The science academies of the world's seven largest industrialized nations have sounded an alarm: as companies launch unprecedented numbers of satellites into orbit, the world needs a unified governance system to prevent space from becoming irreversibly polluted. The call comes ahead of the G7 Leaders' Summit scheduled for June 15–17 in Evian, France, where these academies are pushing governments to establish an Intergovernmental Panel on Space Sustainability (IPSS) to manage the explosive growth of orbital activity.
A decade ago, fewer than 2,000 active satellites orbited Earth in low-Earth orbit. Today, that number has climbed to nearly 20,000, with governments and corporations announcing plans for up to a million more. While this expansion promises near-universal broadband access, it brings risks that scientists are only beginning to understand: contamination of the night sky, disruption of astronomical research, escalating collision hazards, and debris raining down on the planet. More than one rocket now launches every day—a rate that may actually reverse the recovery of the ozone layer, recent research suggests.
The challenge is organizational as much as technical. Several scientific bodies currently advise on different aspects of space sustainability—the Inter-Agency Space Debris Coordination Committee focuses on debris, while the International Astronomical Union's Center for the Protection of the Dark and Quiet Sky works to minimize satellite interference with astronomy. But no single comprehensive authority exists to guide governments and corporations toward sustainable practices. Scientists compare the current situation to climate research in the 1990s, when fragmented advisory groups eventually consolidated into the influential Intergovernmental Panel on Climate Change (IPCC). They want history to repeat itself, only faster.
The proposed IPSS would mirror the IPCC's structure and mandate. Its first priority would be defining global thresholds for sustainability—much like the 1.5-degree limit in climate science—to identify when specific orbital altitudes reach their carrying capacity. Three working groups would then provide transparent, policymaker-friendly summaries of scientific findings. One would assess the physical science of the orbital environment, including space debris trajectories and sustainable launch traffic models. A second would evaluate the environmental and societal impacts of massive satellite constellations, quantifying everything from ozone depletion caused by rocket launches to increased risks from satellite reentry and threats to ground-based astronomy. A third would develop mitigation strategies and policy recommendations, including international standards for satellite disposal, debris removal, and new licensing requirements that consider constellation-wide rather than individual satellite risk.

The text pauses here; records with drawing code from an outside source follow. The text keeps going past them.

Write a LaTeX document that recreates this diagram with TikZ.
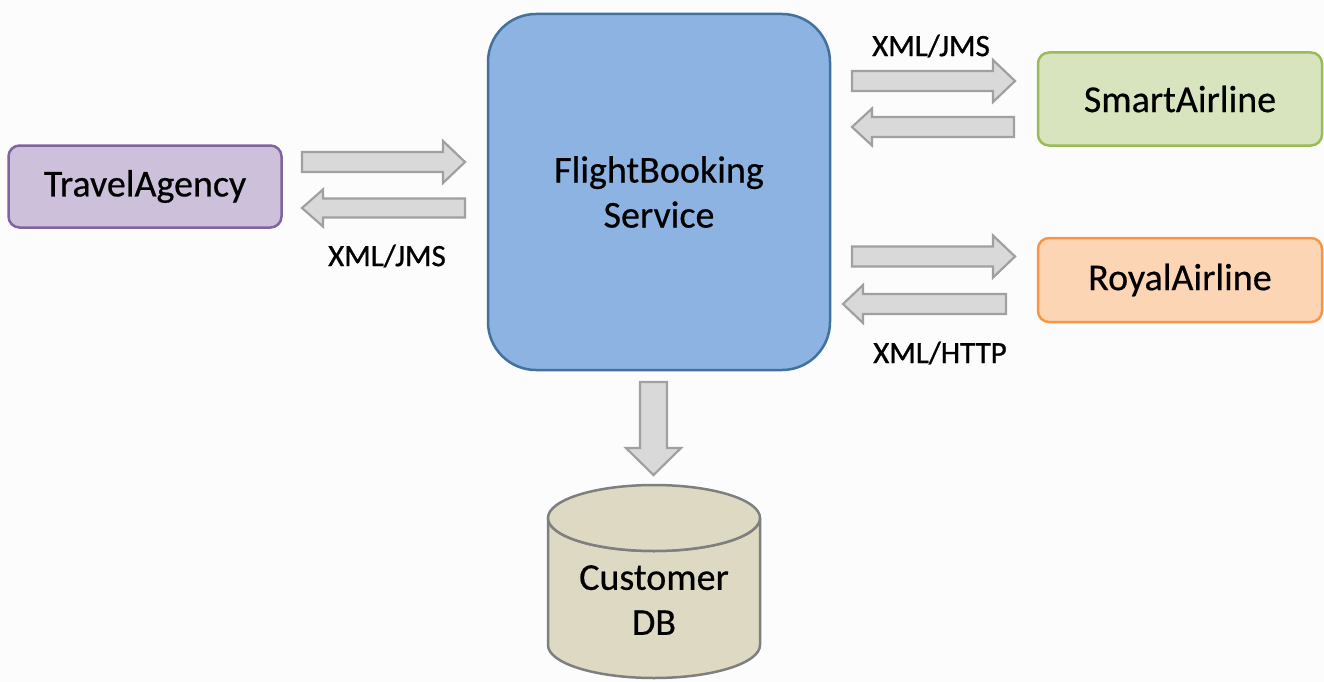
\documentclass[tikz,border=0pt]{standalone}
\usepackage{fontspec}
\setmainfont{Carlito}
\newfontfamily\boxfont{Carlito}[FakeBold=0.5]
\newfontfamily\lblfont{Carlito}[FakeBold=0.9]
\usetikzlibrary{positioning}
\definecolor{bgc}{HTML}{FCFCFC}
\definecolor{tafill}{HTML}{CCC0DA}
\definecolor{taline}{HTML}{8064A2}
\definecolor{fbfill}{HTML}{8DB3E2}
\definecolor{fbline}{HTML}{41719C}
\definecolor{safill}{HTML}{D7E4BD}
\definecolor{saline}{HTML}{9BBB59}
\definecolor{rafill}{HTML}{FCD5B5}
\definecolor{raline}{HTML}{F79646}
\definecolor{arfill}{HTML}{D9D9D9}
\definecolor{arline}{HTML}{A0A0A0}
\definecolor{dbfill}{HTML}{DDD9C3}
\definecolor{dbline}{HTML}{7F7F7F}
\tikzset{
  x=1pt, y=-1pt,
  box/.style={draw, line width=2.5pt, rounded corners=11pt, inner sep=0pt,
    font=\boxfont\fontsize{38}{45}\selectfont, align=center},
  lbl/.style={font=\lblfont\fontsize{31}{36}\selectfont, inner sep=0pt},
  blk/.style={fill=arfill, draw=arline, line width=2.2pt, line join=miter},
  pics/barrow/.style args={#1/#2/#3/#4}{code={
    \draw[blk] (0,-#2) -- (#1-#4,-#2) -- (#1-#4,-#3) -- (#1,0) -- (#1-#4,#3)
      -- (#1-#4,#2) -- (0,#2) -- cycle;}}
}
\begin{document}
\begin{tikzpicture}
\useasboundingbox[fill=bgc] (0,0) rectangle (1324,682);

% nodes
\node[box, fill=tafill, draw=taline, minimum width=273pt, minimum height=82pt]
  (ta) at (145,186.5) {TravelAgency};
\node[box, fill=fbfill, draw=fbline, rounded corners=48pt,
  minimum width=342pt, minimum height=356pt] (fb) at (659,192) {FlightBooking\\Service};
\node[box, fill=safill, draw=saline, minimum width=284pt, minimum height=93pt]
  (sa) at (1180,99) {SmartAirline};
\node[box, fill=rafill, draw=raline, minimum width=284pt, minimum height=84pt]
  (ra) at (1180,280) {RoyalAirline};

% database cylinder
\draw[fill=dbfill, draw=dbline, line width=2.5pt]
  (548,518) -- (548,645) arc[start angle=180, end angle=0, x radius=106, y radius=33]
  -- (760,518) arc[start angle=0, end angle=180, x radius=106, y radius=33] -- cycle;
\draw[fill=dbfill, draw=dbline, line width=2.5pt] (654,518) ellipse[x radius=106, y radius=33];
\node[font=\boxfont\fontsize{38}{45}\selectfont, align=center, inner sep=0pt] (db) at (654,600) {Customer\\DB};

% block arrows
\pic at (302,162) {barrow=163/10/21/22};
\pic[rotate=180] at (465,208) {barrow=163/9.5/18.5/21};
\pic at (852,81) {barrow=163/10/21/22};
\pic[rotate=180] at (1014,127) {barrow=162/10/18.5/20};
\pic at (852,256.5) {barrow=163/10/21/22};
\pic[rotate=180] at (1006,304) {barrow=163/10/19/20};
\pic[rotate=-90] at (653.5,382) {barrow=93/13.5/27.5/27};

% labels
\node[lbl] (l1) at (387,256) {XML/JMS};
\node[lbl] (l2) at (931,46) {XML/JMS};
\node[lbl] (l3) at (940,353) {XML/HTTP};
\end{tikzpicture}
\end{document}
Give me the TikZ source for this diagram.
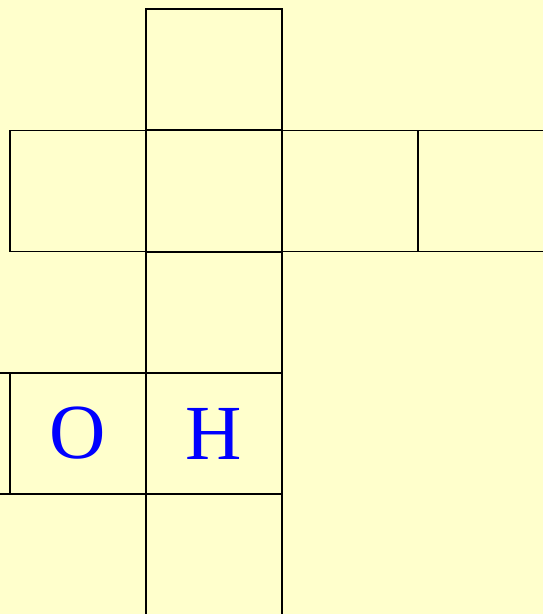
\documentclass[tikz,border=0pt]{standalone}
\usepackage{fontspec}
\setmainfont{Liberation Serif}
\definecolor{bgyellow}{HTML}{FFFFCC}
\definecolor{letterblue}{HTML}{0000FF}
\begin{document}
\begin{tikzpicture}[x=1pt,y=-1pt,
  cell/.style={draw=black,line width=1.8pt,rectangle,minimum width=136pt,minimum height=121pt,inner sep=0pt,outer sep=0pt,anchor=north west,
    font=\fontsize{78}{78}\selectfont,text=letterblue}]
\fill[bgyellow] (0,0) rectangle (543,614);
\useasboundingbox (0,0) rectangle (543,614);
\clip (0,0) rectangle (543,614);
\node[cell] (top) at (146,9) {};
\node[cell] (ra) at (10,130.5) {};
\node[cell] (rb) at (146,130.5) {};
\node[cell] (rc) at (282,130.5) {};
\node[cell] (rd) at (418,130.5) {};
\node[cell] (mid) at (146,252) {};
\node[cell] (lz) at (-126,373) {};
\node[cell] (lo) at (10,373) {O};
\node[cell] (lh) at (146,373) {H};
\node[cell] (bot) at (146,494) {};
\end{tikzpicture}
\end{document}
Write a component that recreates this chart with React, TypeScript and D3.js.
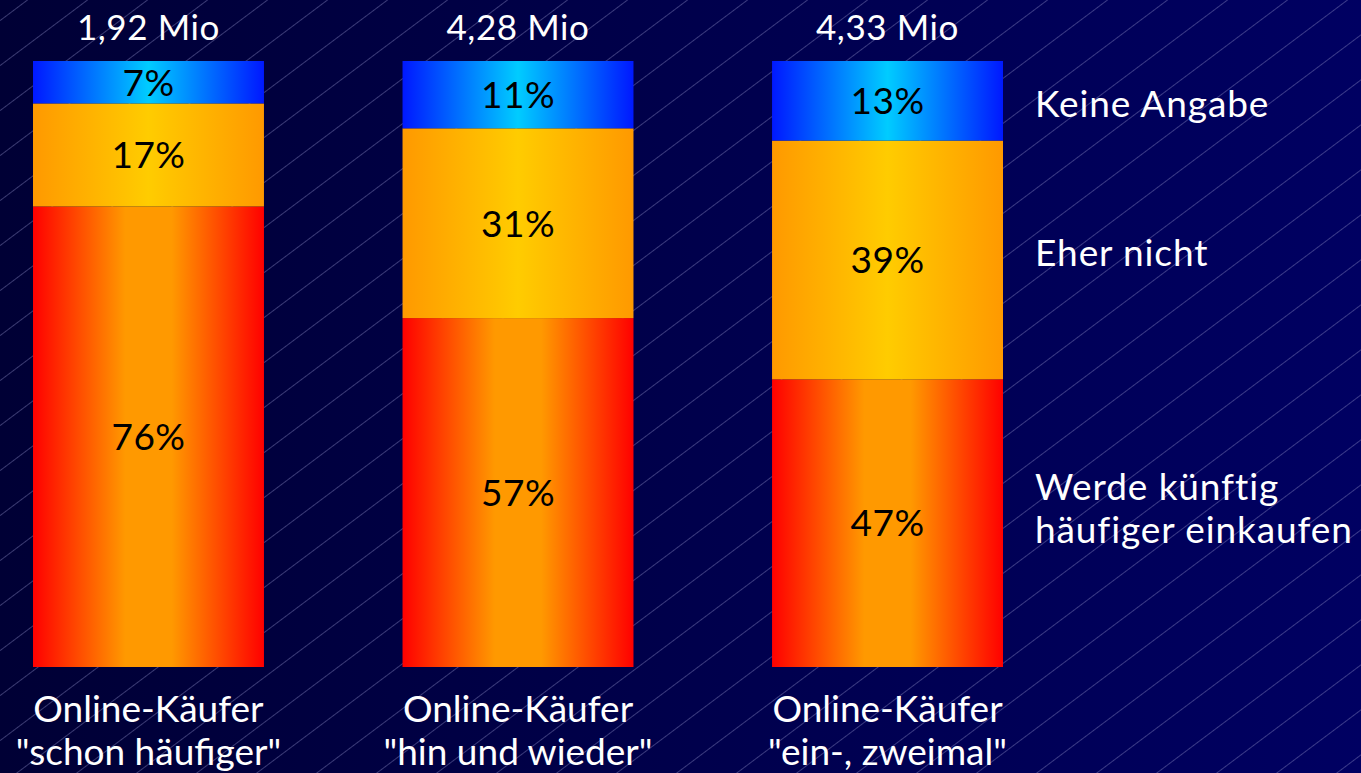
import * as d3 from "d3";
import { useEffect } from "react";

const categories = ["schon häufiger", "hin und wieder", "ein-, zweimal"];
const totals = ["1,92 Mio", "4,28 Mio", "4,33 Mio"];
// stacked from the bottom up
const series = ["Werde künftig häufiger einkaufen", "Eher nicht", "Keine Angabe"];
const werdeHaeufiger = [76, 57, 47];
const eherNicht = [17, 31, 39];
const keineAngabe = [7, 11, 13];

const legendLines = [["Werde künftig", "häufiger einkaufen"], ["Eher nicht"], ["Keine Angabe"]];

const gradStops = [
    [["0", "#ff0000"], ["0.4", "#ff9900"], ["0.6", "#ff9900"], ["1", "#ff0000"]],
    [["0", "#ff9900"], ["0.5", "#ffcc00"], ["1", "#ff9900"]],
    [["0", "#0018ff"], ["0.5", "#00ccff"], ["1", "#0018ff"]],
];

export default function App() {
    const width = 1361;
    const height = 773;
    const top = 61;
    const bottom = 667;
    const font = "'Century Gothic', Lato, 'DejaVu Sans', sans-serif";

    useEffect(() => {
        document.body.style.margin = "0";
        document.body.style.overflow = "hidden";
    }, []);

    const x = d3.scaleBand<string>()
        .domain(categories)
        .range([33, 1003])
        .paddingInner(0.375);

    const rows = categories.map((c, i) => ({
        cat: c,
        values: [werdeHaeufiger[i], eherNicht[i], keineAngabe[i]],
    }));

    // each bar is scaled to its own total (the shares don't always add to 100)
    const stacked = rows.map((r) => {
        const sum = d3.sum(r.values);
        const y = d3.scaleLinear().domain([0, sum]).range([bottom, top]);
        let acc = 0;
        return r.values.map((v, k) => {
            const y0 = acc;
            acc += v;
            return { cat: r.cat, k, v, yTop: y(acc), yBot: y(y0) };
        });
    });

    const last = stacked[stacked.length - 1];

    return (
        <svg width={width} height={height} style={{ display: "block", position: "absolute", left: 0, top: 0 }}>
            <defs>
                <linearGradient id="bg" x1="0" y1="0" x2="1" y2="0">
                    <stop offset="0" stopColor="#000035" />
                    <stop offset="1" stopColor="#000062" />
                </linearGradient>
                <pattern id="hatch" width="36" height="36" patternUnits="userSpaceOnUse"
                    patternTransform="translate(0,20) rotate(-36.87)">
                    <line x1="0" y1="0.5" x2="36" y2="0.5" stroke="#8a8ac0" strokeWidth="0.7" opacity="0.6" />
                </pattern>
                {gradStops.map((stops, k) => (
                    <linearGradient key={k} id={`seg${k}`} x1="0" y1="0" x2="1" y2="0">
                        {stops.map(([o, c]) => (
                            <stop key={o} offset={o} stopColor={c} />
                        ))}
                    </linearGradient>
                ))}
            </defs>

            <rect width={width} height={height} fill="url(#bg)" />
            <rect width={width} height={height} fill="url(#hatch)" />

            {stacked.map((segs, i) => (
                <g key={categories[i]}>
                    {segs.map((s) => (
                        <rect
                            key={s.k}
                            x={x(s.cat)}
                            y={s.yTop}
                            width={x.bandwidth()}
                            height={s.yBot - s.yTop}
                            fill={`url(#seg${s.k})`}
                        />
                    ))}
                    {segs.map((s) => (
                        <text
                            key={"t" + s.k}
                            x={x(s.cat)! + x.bandwidth() / 2}
                            y={(s.yTop + s.yBot) / 2}
                            dy="0.36em"
                            textAnchor="middle"
                            fontFamily={font}
                            fontSize={37}
                            letterSpacing={0.5}
                            fill="#000"
                        >
                            {s.v}%
                        </text>
                    ))}
                    <text
                        x={x(categories[i])! + x.bandwidth() / 2}
                        y={40}
                        textAnchor="middle"
                        fontFamily={font}
                        fontSize={35}
                        letterSpacing={0.6}
                        fill="#fff"
                    >
                        {totals[i]}
                    </text>
                    <text
                        x={x(categories[i])! + x.bandwidth() / 2}
                        y={722}
                        textAnchor="middle"
                        fontFamily={font}
                        fontSize={37}
                        fill="#fff"
                    >
                        <tspan x={x(categories[i])! + x.bandwidth() / 2}>Online-Käufer</tspan>
                        <tspan x={x(categories[i])! + x.bandwidth() / 2} dy={43}>"{categories[i]}"</tspan>
                    </text>
                </g>
            ))}

            {/* legend next to the last bar */}
            {last.map((s) => {
                const lines = legendLines[s.k];
                const mid = (s.yTop + s.yBot) / 2 + (s.k === 0 ? -15 : s.k === 1 ? -7 : 3);
                const startY = mid - ((lines.length - 1) * 43) / 2;
                return (
                    <text
                        key={series[s.k]}
                        x={1035}
                        y={startY}
                        fontFamily={font}
                        fontSize={37}
                        letterSpacing={0.9}
                        fill="#fff"
                    >
                        {lines.map((l, j) => (
                            <tspan key={l} x={1035} dy={j === 0 ? "0.36em" : 43}>{l}</tspan>
                        ))}
                    </text>
                );
            })}
        </svg>
    );
}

An additional Task Force on Space Traffic Footprints, modeled after the IPCC's greenhouse gas inventory body, would establish standardized methods for nations to report their space activity—creating transparency and accountability. This framework would bring the kind of rigorous, coordinated scientific input to space policy that has, for better and worse, defined climate governance for three decades.
The timing is urgent. Scientists acknowledge that understanding human impact on near-Earth space remains in its infancy, yet the consequences of inaction are becoming clearer by the day. Multiple satellite reentries now occur daily, with unknown effects on upper atmospheric chemistry. The window for establishing governance before reaching a critical tipping point may be narrowing fast.